The Christmas message is one of pure hope. Of perfect love. Of Joy, of peace.

This is God’s perfect plan put into action. If we really understand the Christmas message, not the worlds’ Christmas message, but God’s Christmas message, then it is one that changes our sorrow to joy, our hopelessness to hope. Our anxiousness to peace.

It’s not like a 28-year-old waiting at the front of St Andrews in hope for his future bride to arrive.  This hope is realised. Jesus’s birth heralded the greatest ever hope for humankind. In fact Jesus’s birth heralds the only lasting hope for humankind. This hope is available to everyone. It is just a matter of putting your trust in Jesus. As John 3:16 says “For God so loved the world that he sent his one and only Son, that whoever believes in him shall not perish, but have eternal life.” This Christmas I pray that you would know the hope that only comes from knowing Jesus.


There is one final verse to dwell on as we remember Jesus birth. Jesus birth caused the Angels to burst into praise and we see in verse fourteen, when together the angels said, “Glory to God in the highest, and on earth peace in whom his favour rests.”
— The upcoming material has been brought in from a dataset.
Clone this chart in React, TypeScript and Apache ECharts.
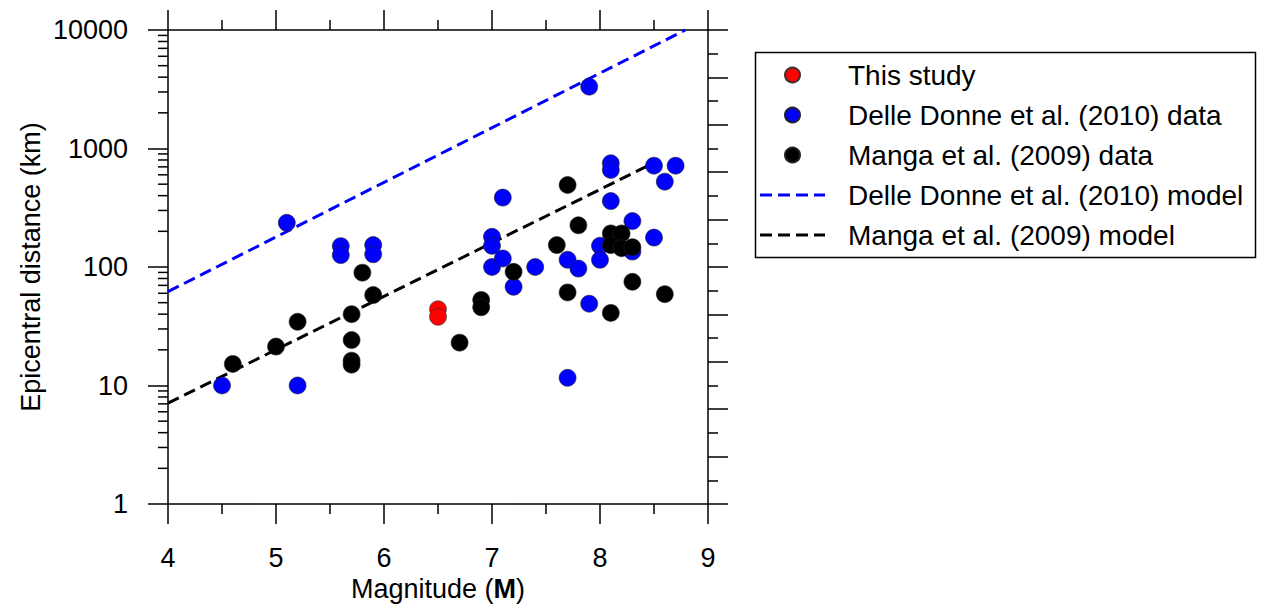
import React, { useEffect, useRef } from "react";
import * as echarts from "echarts";

// ---- Data ----
const thisStudyMag = [6.5, 6.5];
const thisStudyDist = [44, 38];

const delleDonneMag = [4.5, 5.1, 5.2, 5.6, 5.6, 5.9, 5.9, 7.0, 7.0, 7.0, 7.1, 7.1, 7.2, 7.4, 7.7, 7.7, 7.8, 7.9, 7.9, 8.0, 8.0, 8.1, 8.1, 8.1, 8.3, 8.3, 8.5, 8.5, 8.6, 8.7];
const delleDonneDist = [10, 236, 10, 150, 126, 153, 128, 180, 151, 100, 385, 118, 68, 100, 115, 11.6, 97, 3325, 49, 151, 115, 750, 659, 360, 244, 135, 716, 177, 525, 716];

const mangaMag = [4.6, 5.0, 5.2, 5.7, 5.7, 5.7, 5.7, 5.8, 5.9, 6.7, 6.9, 6.9, 7.2, 7.6, 7.7, 7.7, 7.8, 8.1, 8.2, 8.1, 8.2, 8.3, 8.1, 8.3, 8.6];
const mangaDist = [15.2, 21.3, 34.5, 40, 24.2, 16.2, 15, 89.5, 58, 23, 52.7, 45.7, 91, 153, 492, 61, 225, 192, 192, 153, 144, 147, 41, 75, 59];

const delleDonneModelMag = [4, 8.79];
const delleDonneModelDist = [62, 10000];
const mangaModelMag = [4, 8.45];
const mangaModelDist = [7.1, 720];

const xMin = 4;
const xMax = 9;
const yMin = 1;
const yMax = 10000;
const yDecades = [1, 10, 100, 1000];
const yMinorMultipliers = [2, 3, 4, 5, 6, 7, 8, 9];

const names = [
  "This study",
  "Delle Donne et al. (2010) data",
  "Manga et al. (2009) data",
  "Delle Donne et al. (2010) model",
  "Manga et al. (2009) model",
];

const FONT = "'Liberation Sans', Arial, Helvetica, sans-serif";
const AX = "#000";
const DASH_ICON = "path://M0 0H12V3H0Z M18 0H30V3H18Z M36 0H48V3H36Z M54 0H65V3H54Z";

const zip = (a: number[], b: number[]) => a.map((v, i) => [v, b[i]]);

export default function App() {
  const ref = useRef<HTMLDivElement>(null);
  useEffect(() => {
    const chart = echarts.init(ref.current!, null, { renderer: "svg" });

    const minorTickData: number[][] = [];
    yDecades.forEach((d) => yMinorMultipliers.forEach((m) => minorTickData.push([xMin, d * m])));

    const axisLineStyle = { color: AX, width: 1.5 };
    const option: any = {
      animation: false,
      backgroundColor: "#fff",
      textStyle: { fontFamily: FONT },
      grid: { left: 168, top: 30, width: 540, height: 474, containLabel: false },
      xAxis: [
        {
          type: "value",
          min: xMin,
          max: xMax,
          interval: 1,
          position: "bottom",
          name: "Magnitude ({b|M})",
          nameLocation: "middle",
          nameGap: 64,
          nameTextStyle: {
            fontSize: 27,
            color: "#000",
            fontFamily: FONT,
            rich: { b: { fontSize: 27, fontWeight: "bold", color: "#000", fontFamily: FONT } },
          },
          axisLine: { show: true, lineStyle: axisLineStyle },
          axisTick: { show: true, inside: false, length: 20, lineStyle: axisLineStyle },
          minorTick: { show: true, splitNumber: 2, length: 10, lineStyle: axisLineStyle },
          axisLabel: { show: true, fontSize: 27, color: "#000", margin: 40, fontFamily: FONT, formatter: (v: number) => String(Math.round(v)) },
          splitLine: { show: false },
          minorSplitLine: { show: false },
        },
        {
          type: "value",
          min: xMin,
          max: xMax,
          interval: 1,
          position: "top",
          axisLine: { show: true, lineStyle: axisLineStyle },
          axisTick: { show: true, inside: false, length: 20, lineStyle: axisLineStyle },
          minorTick: { show: true, splitNumber: 2, length: 10, lineStyle: axisLineStyle },
          axisLabel: { show: false },
          splitLine: { show: false },
        },
      ],
      yAxis: [
        {
          type: "log",
          logBase: 10,
          min: yMin,
          max: yMax,
          position: "left",
          name: "Epicentral distance (km)",
          nameLocation: "middle",
          nameRotate: 90,
          nameGap: 124,
          nameTextStyle: { fontSize: 27, color: "#000", fontFamily: FONT },
          axisLine: { show: true, lineStyle: axisLineStyle },
          axisTick: { show: true, inside: false, length: 20, lineStyle: axisLineStyle },
          axisLabel: { show: true, fontSize: 27, color: "#000", margin: 40, fontFamily: FONT, formatter: (v: number) => String(Math.round(v)) },
          splitLine: { show: false },
        },
        {
          type: "value",
          min: 0,
          max: 10,
          interval: 1,
          position: "right",
          axisLine: { show: true, lineStyle: axisLineStyle },
          axisTick: { show: true, inside: false, length: 20, lineStyle: axisLineStyle },
          minorTick: { show: true, splitNumber: 2, length: 10, lineStyle: axisLineStyle },
          axisLabel: { show: false },
          splitLine: { show: false },
        },
      ],
      legend: {
        data: [
          { name: names[0] },
          { name: names[1] },
          { name: names[2] },
          { name: names[3], icon: DASH_ICON },
          { name: names[4], icon: DASH_ICON },
        ],
        orient: "vertical",
        left: 760,
        top: 60,
        padding: 0,
        itemGap: 10,
        itemWidth: 65,
        itemHeight: 15,
        selectedMode: false,
        textStyle: { fontSize: 28, color: "#000", fontFamily: FONT, lineHeight: 30, padding: [0, 0, 0, 18] },
      },
      graphic: [
        {
          type: "rect",
          shape: { x: 755.5, y: 52.5, width: 500, height: 205 },
          style: { fill: "none", stroke: "#000", lineWidth: 1.5 },
          silent: true,
        },
      ],
      series: [
        {
          type: "custom",
          name: "ytickminor",
          xAxisIndex: 0,
          yAxisIndex: 0,
          silent: true,
          clip: false,
          data: minorTickData,
          renderItem: (params: any, api: any) => {
            const p = api.coord([api.value(0), api.value(1)]);
            return {
              type: "line",
              shape: { x1: p[0] - 10, y1: p[1], x2: p[0], y2: p[1] },
              style: { stroke: AX, lineWidth: 1.5 },
            };
          },
        },
        {
          type: "line",
          name: names[3],
          data: zip(delleDonneModelMag, delleDonneModelDist),
          symbol: "none",
          lineStyle: { color: "#0000ff", width: 3, type: [12, 6] },
          itemStyle: { color: "#0000ff", borderWidth: 0 },
          z: 2,
        },
        {
          type: "line",
          name: names[4],
          data: zip(mangaModelMag, mangaModelDist),
          symbol: "none",
          lineStyle: { color: "#000", width: 3, type: [12, 6] },
          itemStyle: { color: "#000", borderWidth: 0 },
          z: 2,
        },
        {
          type: "scatter",
          name: names[1],
          data: zip(delleDonneMag, delleDonneDist),
          symbol: "circle",
          symbolSize: 17,
          itemStyle: { color: "#0000ff", borderColor: "#222", borderWidth: 0.6, opacity: 1 },
          z: 3,
        },
        {
          type: "scatter",
          name: names[2],
          data: zip(mangaMag, mangaDist),
          symbol: "circle",
          symbolSize: 17,
          itemStyle: { color: "#000", borderColor: "#222", borderWidth: 0.6, opacity: 1 },
          z: 4,
        },
        {
          type: "scatter",
          name: names[0],
          data: zip(thisStudyMag, thisStudyDist),
          symbol: "circle",
          symbolSize: 17,
          itemStyle: { color: "#ff0000", borderColor: "#333", borderWidth: 0.6, opacity: 1 },
          z: 5,
        },
      ],
    };

    chart.setOption(option);
    return () => chart.dispose();
  }, []);

  return (
    <div
      ref={ref}
      style={{ position: "fixed", left: 0, top: 0, width: 1262, height: 609, background: "#fff" }}
    />
  );
}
Before Jesus was born there was no hope, no future. I believe that nothing could be more significant than what happened at that very first Christmas. God himself came to be with us. The creator with the creation. What this means Is beyond anything we could ask or imagine. Jesus birth was God’s plan. It wasn’t a mistake. This was the only plan. Jesus came that we might have etrenal life.



God invites all people to have hope in his Son. The only question that remains is will you join the Angels in worshipping the true King? Let’s pray.